- Stored data
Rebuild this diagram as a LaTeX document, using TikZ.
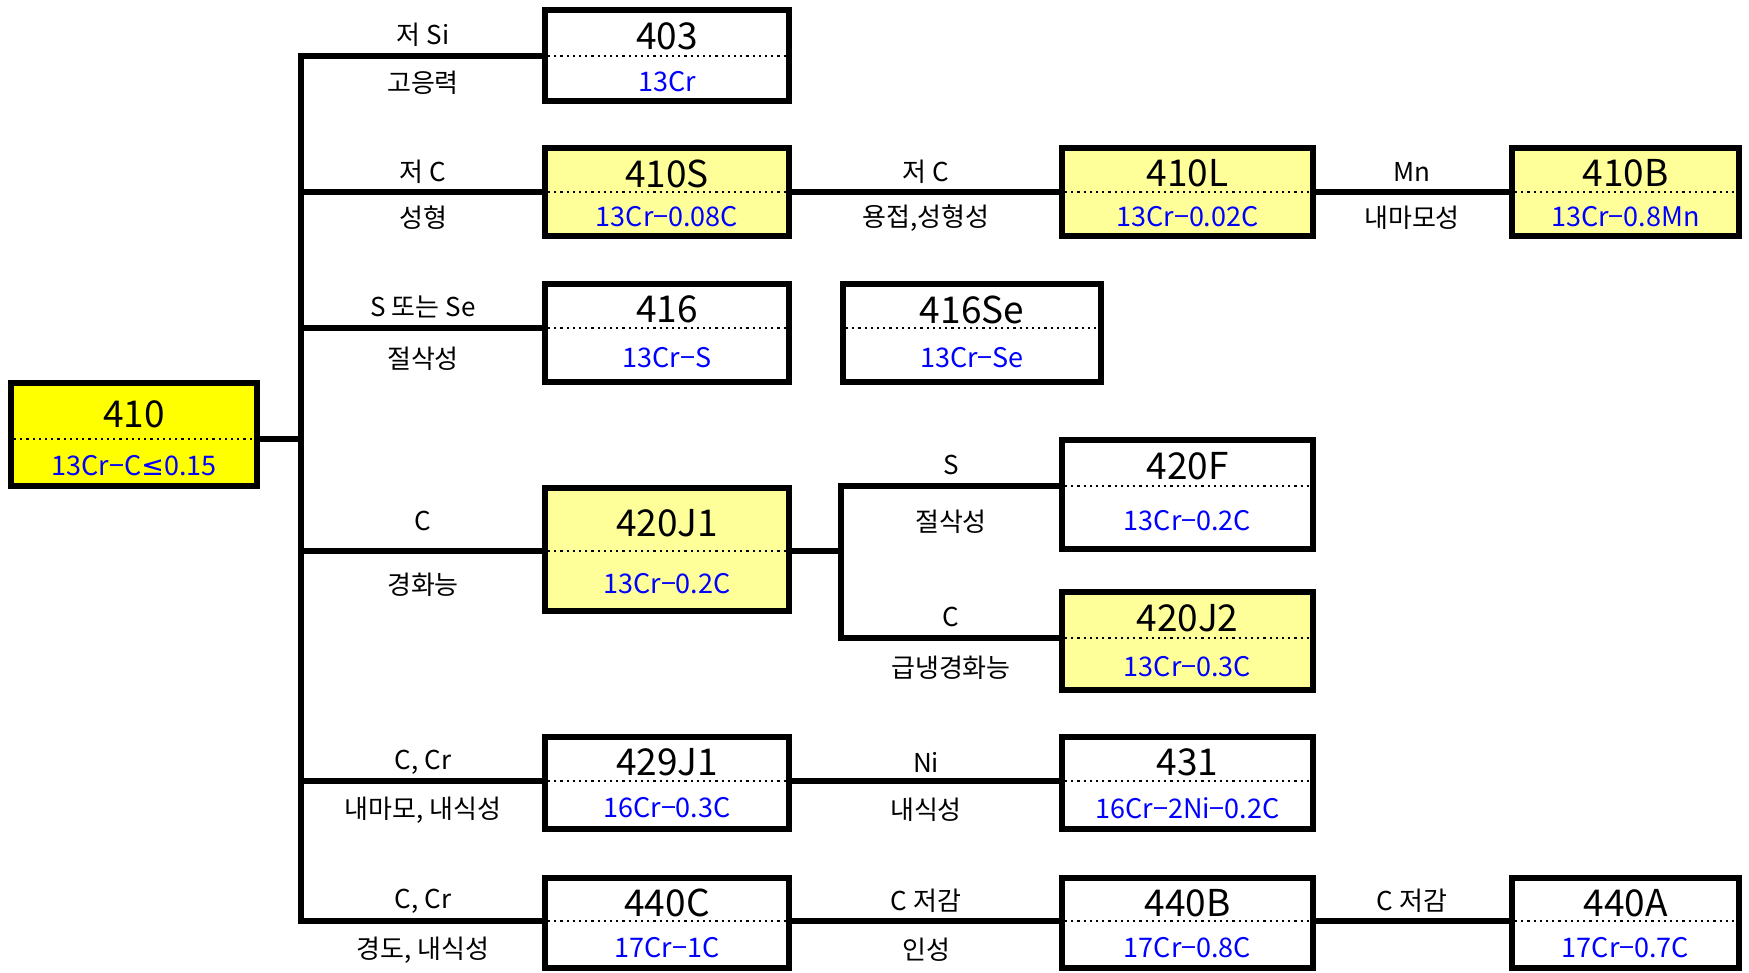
\documentclass[tikz,border=0pt]{standalone}
\usepackage{fontspec}
\setmainfont{Noto Sans CJK KR}
\newfontfamily\symf{DejaVu Sans}
\definecolor{lyel}{HTML}{FFFF99}
\definecolor{fyel}{HTML}{FFFF00}
\newcommand\mkbox[9]{%
  \node[boxshape, fill=#9, minimum width={(#4-#2)*0.5pt}, minimum height={(#5-#3)*0.5pt}] (#1) at ({(#2+#4)/2},{(#3+#5)/2}) {};
  \coordinate (#1-l) at (#2,#6);
  \coordinate (#1-r) at (#4,#6);
  \draw[divline] ([xshift=1.5pt]#1-l) -- ([xshift=-1.5pt]#1-r);
  \node[ttl] (#1-t) at ({(#2+#4)/2},{(#3+#6)/2+3.5}) {#7};
  \node[subt] (#1-s) at ({(#2+#4)/2},{(#6+#5)/2+3}) {#8};
}
\begin{document}
\begin{tikzpicture}[x=0.5pt,y=-0.5pt,
  boxshape/.style={draw, line width=3pt, rectangle, inner sep=0pt, outer sep=0pt},
  conn/.style={line width=2.8pt, line cap=rect},
  divline/.style={line width=1.1pt, dotted},
  ttl/.style={font=\fontsize{18.5}{20}\selectfont, text=black, inner sep=0pt},
  subt/.style={font=\fontsize{13.5}{15}\selectfont, text=blue, inner sep=0pt},
  lab/.style={font=\fontsize{13}{15}\selectfont, inner sep=0pt},
]
\useasboundingbox (0,0) rectangle (1749,973);
\coordinate (tr) at (301,0);
\coordinate (br) at (841,0);
% boxes
\mkbox{n410}{11}{383}{257}{486}{439}{410}{13Cr−C{\symf ≤}0.15}{fyel}
\mkbox{n403}{545}{10}{789}{101}{56}{403}{13Cr}{white}
\mkbox{n410S}{545}{148}{789}{236}{192}{410S}{13Cr−0.08C}{lyel}
\mkbox{n410L}{1062}{148}{1313}{236}{192}{410L}{13Cr−0.02C}{lyel}
\mkbox{n410B}{1512}{148}{1739}{236}{192}{410B}{13Cr−0.8Mn}{lyel}
\mkbox{n416}{545}{284}{789}{382}{328}{416}{13Cr−S}{white}
\mkbox{n416Se}{843}{284}{1101}{382}{328}{416Se}{13Cr−Se}{white}
\mkbox{n420J1}{545}{488}{789}{611}{551}{420J1}{13Cr−0.2C}{lyel}
\mkbox{n420F}{1062}{440}{1313}{549}{486}{420F}{13Cr−0.2C}{white}
\mkbox{n420J2}{1062}{592}{1313}{690}{638}{420J2}{13Cr−0.3C}{lyel}
\mkbox{n429J1}{545}{737}{789}{829}{781}{429J1}{16Cr−0.3C}{white}
\mkbox{n431}{1062}{737}{1313}{829}{781}{431}{16Cr−2Ni−0.2C}{white}
\mkbox{n440C}{545}{878}{789}{968}{921}{440C}{17Cr−1C}{white}
\mkbox{n440B}{1062}{878}{1313}{968}{921}{440B}{17Cr−0.8C}{white}
\mkbox{n440A}{1512}{878}{1739}{968}{921}{440A}{17Cr−0.7C}{white}
% connectors
\draw[conn] (n410-r) -- (n410-r -| tr);
\draw[conn] (n403-l -| tr) -- (n440C-l -| tr);
\foreach \b in {n403,n410S,n416,n420J1,n429J1,n440C}{
  \draw[conn] (\b-l -| tr) -- (\b-l);
}
\draw[conn] (n410S-r) -- (n410L-l);
\draw[conn] (n410L-r) -- (n410B-l);
\draw[conn] (n420J1-r) -- (n420J1-r -| br);
\draw[conn] (n420F-l -| br) -- (n420J2-l -| br);
\draw[conn] (n420F-l -| br) -- (n420F-l);
\draw[conn] (n420J2-l -| br) -- (n420J2-l);
\draw[conn] (n429J1-r) -- (n431-l);
\draw[conn] (n440C-r) -- (n440B-l);
\draw[conn] (n440B-r) -- (n440A-l);
% labels
\node[lab] (l1a) at (423,35) {저 Si};
\node[lab] (l1b) at (423,83) {고응력};
\node[lab] (l2a) at (423,172) {저 C};
\node[lab] (l2b) at (423,218) {성형};
\node[lab] (l3a) at (423,307) {S 또는 Se};
\node[lab] (l3b) at (423,359) {절삭성};
\node[lab] (l4a) at (423,521) {C};
\node[lab] (l4b) at (423,585) {경화능};
\node[lab] (l5a) at (423,762) {C, Cr};
\node[lab] (l5b) at (423,810) {내마모, 내식성};
\node[lab] (l6a) at (423,901) {C, Cr};
\node[lab] (l6b) at (423,950) {경도, 내식성};
\node[lab] (m1a) at (926,172) {저 C};
\node[lab] (m1b) at (926,218) {용접,성형성};
\node[lab] (r1a) at (1412,172) {Mn};
\node[lab] (r1b) at (1412,218) {내마모성};
\node[lab] (m2a) at (951,465) {S};
\node[lab] (m2b) at (951,522) {절삭성};
\node[lab] (m3a) at (951,617) {C};
\node[lab] (m3b) at (951,668) {급냉경화능};
\node[lab] (m4a) at (926,762) {Ni};
\node[lab] (m4b) at (926,810) {내식성};
\node[lab] (m5a) at (926,901) {C 저감};
\node[lab] (m5b) at (926,950) {인성};
\node[lab] (r5a) at (1412,901) {C 저감};
\end{tikzpicture}
\end{document}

- Work instructions
In this exercise, set down all of the data exactly, without the pictures.

- Finished exercise
Rebuild this diagram as a LaTeX document, using TikZ.
\documentclass[tikz,border=0pt]{standalone}
\usepackage{fontspec}
\setmainfont{Noto Sans CJK KR}
\newfontfamily\symf{DejaVu Sans}
\definecolor{lyel}{HTML}{FFFF99}
\definecolor{fyel}{HTML}{FFFF00}
\newcommand\mkbox[9]{%
  \node[boxshape, fill=#9, minimum width={(#4-#2)*0.5pt}, minimum height={(#5-#3)*0.5pt}] (#1) at ({(#2+#4)/2},{(#3+#5)/2}) {};
  \coordinate (#1-l) at (#2,#6);
  \coordinate (#1-r) at (#4,#6);
  \draw[divline] ([xshift=1.5pt]#1-l) -- ([xshift=-1.5pt]#1-r);
  \node[ttl] (#1-t) at ({(#2+#4)/2},{(#3+#6)/2+3.5}) {#7};
  \node[subt] (#1-s) at ({(#2+#4)/2},{(#6+#5)/2+3}) {#8};
}
\begin{document}
\begin{tikzpicture}[x=0.5pt,y=-0.5pt,
  boxshape/.style={draw, line width=3pt, rectangle, inner sep=0pt, outer sep=0pt},
  conn/.style={line width=2.8pt, line cap=rect},
  divline/.style={line width=1.1pt, dotted},
  ttl/.style={font=\fontsize{18.5}{20}\selectfont, text=black, inner sep=0pt},
  subt/.style={font=\fontsize{13.5}{15}\selectfont, text=blue, inner sep=0pt},
  lab/.style={font=\fontsize{13}{15}\selectfont, inner sep=0pt},
]
\useasboundingbox (0,0) rectangle (1749,973);
\coordinate (tr) at (301,0);
\coordinate (br) at (841,0);
% boxes
\mkbox{n410}{11}{383}{257}{486}{439}{410}{13Cr−C{\symf ≤}0.15}{fyel}
\mkbox{n403}{545}{10}{789}{101}{56}{403}{13Cr}{white}
\mkbox{n410S}{545}{148}{789}{236}{192}{410S}{13Cr−0.08C}{lyel}
\mkbox{n410L}{1062}{148}{1313}{236}{192}{410L}{13Cr−0.02C}{lyel}
\mkbox{n410B}{1512}{148}{1739}{236}{192}{410B}{13Cr−0.8Mn}{lyel}
\mkbox{n416}{545}{284}{789}{382}{328}{416}{13Cr−S}{white}
\mkbox{n416Se}{843}{284}{1101}{382}{328}{416Se}{13Cr−Se}{white}
\mkbox{n420J1}{545}{488}{789}{611}{551}{420J1}{13Cr−0.2C}{lyel}
\mkbox{n420F}{1062}{440}{1313}{549}{486}{420F}{13Cr−0.2C}{white}
\mkbox{n420J2}{1062}{592}{1313}{690}{638}{420J2}{13Cr−0.3C}{lyel}
\mkbox{n429J1}{545}{737}{789}{829}{781}{429J1}{16Cr−0.3C}{white}
\mkbox{n431}{1062}{737}{1313}{829}{781}{431}{16Cr−2Ni−0.2C}{white}
\mkbox{n440C}{545}{878}{789}{968}{921}{440C}{17Cr−1C}{white}
\mkbox{n440B}{1062}{878}{1313}{968}{921}{440B}{17Cr−0.8C}{white}
\mkbox{n440A}{1512}{878}{1739}{968}{921}{440A}{17Cr−0.7C}{white}
% connectors
\draw[conn] (n410-r) -- (n410-r -| tr);
\draw[conn] (n403-l -| tr) -- (n440C-l -| tr);
\foreach \b in {n403,n410S,n416,n420J1,n429J1,n440C}{
  \draw[conn] (\b-l -| tr) -- (\b-l);
}
\draw[conn] (n410S-r) -- (n410L-l);
\draw[conn] (n410L-r) -- (n410B-l);
\draw[conn] (n420J1-r) -- (n420J1-r -| br);
\draw[conn] (n420F-l -| br) -- (n420J2-l -| br);
\draw[conn] (n420F-l -| br) -- (n420F-l);
\draw[conn] (n420J2-l -| br) -- (n420J2-l);
\draw[conn] (n429J1-r) -- (n431-l);
\draw[conn] (n440C-r) -- (n440B-l);
\draw[conn] (n440B-r) -- (n440A-l);
% labels
\node[lab] (l1a) at (423,35) {저 Si};
\node[lab] (l1b) at (423,83) {고응력};
\node[lab] (l2a) at (423,172) {저 C};
\node[lab] (l2b) at (423,218) {성형};
\node[lab] (l3a) at (423,307) {S 또는 Se};
\node[lab] (l3b) at (423,359) {절삭성};
\node[lab] (l4a) at (423,521) {C};
\node[lab] (l4b) at (423,585) {경화능};
\node[lab] (l5a) at (423,762) {C, Cr};
\node[lab] (l5b) at (423,810) {내마모, 내식성};
\node[lab] (l6a) at (423,901) {C, Cr};
\node[lab] (l6b) at (423,950) {경도, 내식성};
\node[lab] (m1a) at (926,172) {저 C};
\node[lab] (m1b) at (926,218) {용접,성형성};
\node[lab] (r1a) at (1412,172) {Mn};
\node[lab] (r1b) at (1412,218) {내마모성};
\node[lab] (m2a) at (951,465) {S};
\node[lab] (m2b) at (951,522) {절삭성};
\node[lab] (m3a) at (951,617) {C};
\node[lab] (m3b) at (951,668) {급냉경화능};
\node[lab] (m4a) at (926,762) {Ni};
\node[lab] (m4b) at (926,810) {내식성};
\node[lab] (m5a) at (926,901) {C 저감};
\node[lab] (m5b) at (926,950) {인성};
\node[lab] (r5a) at (1412,901) {C 저감};
\end{tikzpicture}
\end{document}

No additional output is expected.